The economy continues to move ahead at a healthy clip, but its pace is slowing to one that the Federal Reserve is more comfortable with. There is even talk of a rate easing next year as the Fed’s strict monetary policy continues to take hold, in part because money supply continues to be a drag on the economy.
Unemployment is still very low, with few signs of inflation other than in the petroleum sector.
In effect, high oil prices are helping Alan Greenspan maneuver to a soft landing.
Consumer confidence and income growth continue to be positive. Company earnings and stock prices continue to grow and recover.
The dollar remains healthy. The rest of the world, by and large, has been able to avoid a recession this year. Benefits of Governor Bush win On top of all this, a Gore win would presage a further reduction in the federal deficit and therefore would auger for lower rates, and a Bush win would likely generate big tax cuts. Both outcomes would be positive for the market in the short run.
The prognosis is that the economy, absent any adverse big surprise, is poised to continue to generate growth and wealth for the foreseeable future.

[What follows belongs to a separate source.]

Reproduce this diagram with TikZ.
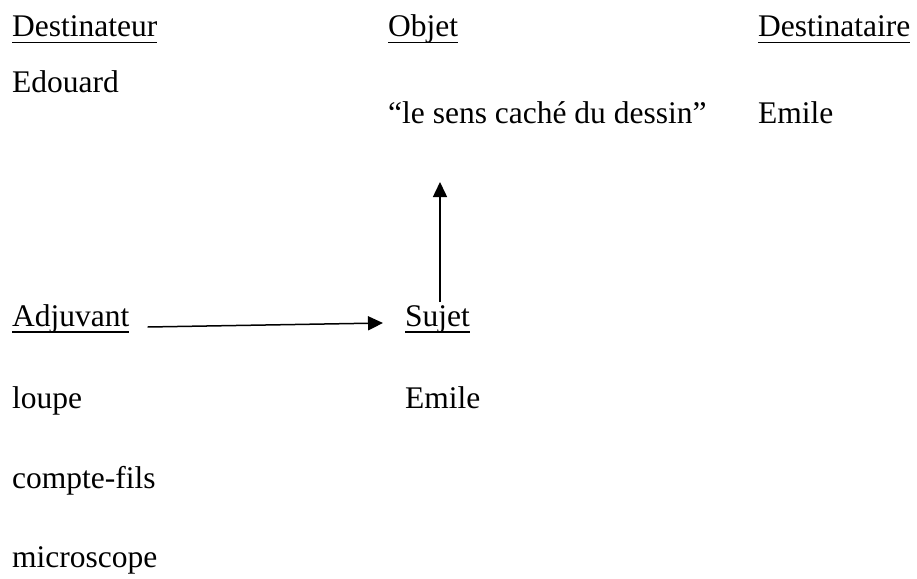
\documentclass[tikz,border=0pt]{standalone}
\usepackage{fontspec}
\setmainfont{Liberation Serif}
\usetikzlibrary{arrows.meta}
\newcommand\myul[1]{\setbox0\hbox{#1}\rlap{\rule[-6.5pt]{\wd0}{1.8pt}}\box0}
\begin{document}
\begin{tikzpicture}[x=1pt,y=-1pt,
  lbl/.style={anchor=base west,inner sep=0pt,font=\fontsize{31.5}{38}\selectfont},
  arr/.style={line width=1.5pt,-{Triangle[length=15pt,width=14pt]}}]
\useasboundingbox (0,0) rectangle (917,578);
\node[lbl] (dtr) at (12,37) {\myul{Destinateur}};
\node[lbl] (obj) at (388,37) {\myul{Objet}};
\node[lbl] (dta) at (758,37) {\myul{Destinataire}};
\node[lbl] (edo) at (12,92) {Edouard};
\node[lbl] (sens) at (388,123) {“le sens caché du dessin”};
\node[lbl] (em1) at (758,123) {Emile};
\node[lbl] (adj) at (12,326) {\myul{Adjuvant}};
\node[lbl] (suj) at (405,326) {\myul{Sujet}};
\node[lbl] (em2) at (405,408) {Emile};
\node[lbl] (lou) at (12,408) {loupe};
\node[lbl] (cpt) at (12,488) {compte-fils};
\node[lbl] (mic) at (12,567) {microscope};
\draw[arr] ([xshift=18pt,yshift=-1pt]adj.base east) -- ([xshift=-22pt,yshift=3pt]suj.base west);
\draw[arr] ([xshift=35pt,yshift=24pt]suj.base west) -- ([xshift=52pt,yshift=-59pt]sens.base west);
\end{tikzpicture}
\end{document}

The factors that have generated the good times are structurally still in place. These include continued and dramatic productivity improvements spawned by the computer chip, along with other science and technology, expanding, market-oriented global trade, an ongoing and huge telecommunications infrastructure build-out on a worldwide basis and its associated efficiencies, and a high-growth, surplus-driven domestic economy.
With all this in place, it seems that happy days are here to stay. Invest at your own risk We must remind you that there is no free lunch when it comes to risk and return. There are still some pitfalls for the market to watch out for. The market is not cheap, even though it is not overly expensive.
Looking out four to five years, a 10 percent growth rate in S&P earnings, paying a twenty-four multiple, will only get you slightly more than a six percent total return, including dividends and before taxes, at these market levels.
The easy stock-picking days are over, even though we have a healthy environment for earnings growth.
Secondly, the Fed could overshoot the runway and cause a recession.
We are still reaping the benefit, or pain (however one wants to look at it) from a protracted period of monetary tightening in terms of interest rate rises and negative real monetary growth.
The market is not priced for any slow or non-growth surprises.
In addition, it is common for stock prices to rise in an election year, only to fall during the first year of a presidency.
This is not a prediction here, but fact.
China, China/Taiwan, the Middle East, wage pressures, oil spikes, or the Euro collapsing could all help spoil the party.
Enjoy the ride, but don’t get too relaxed.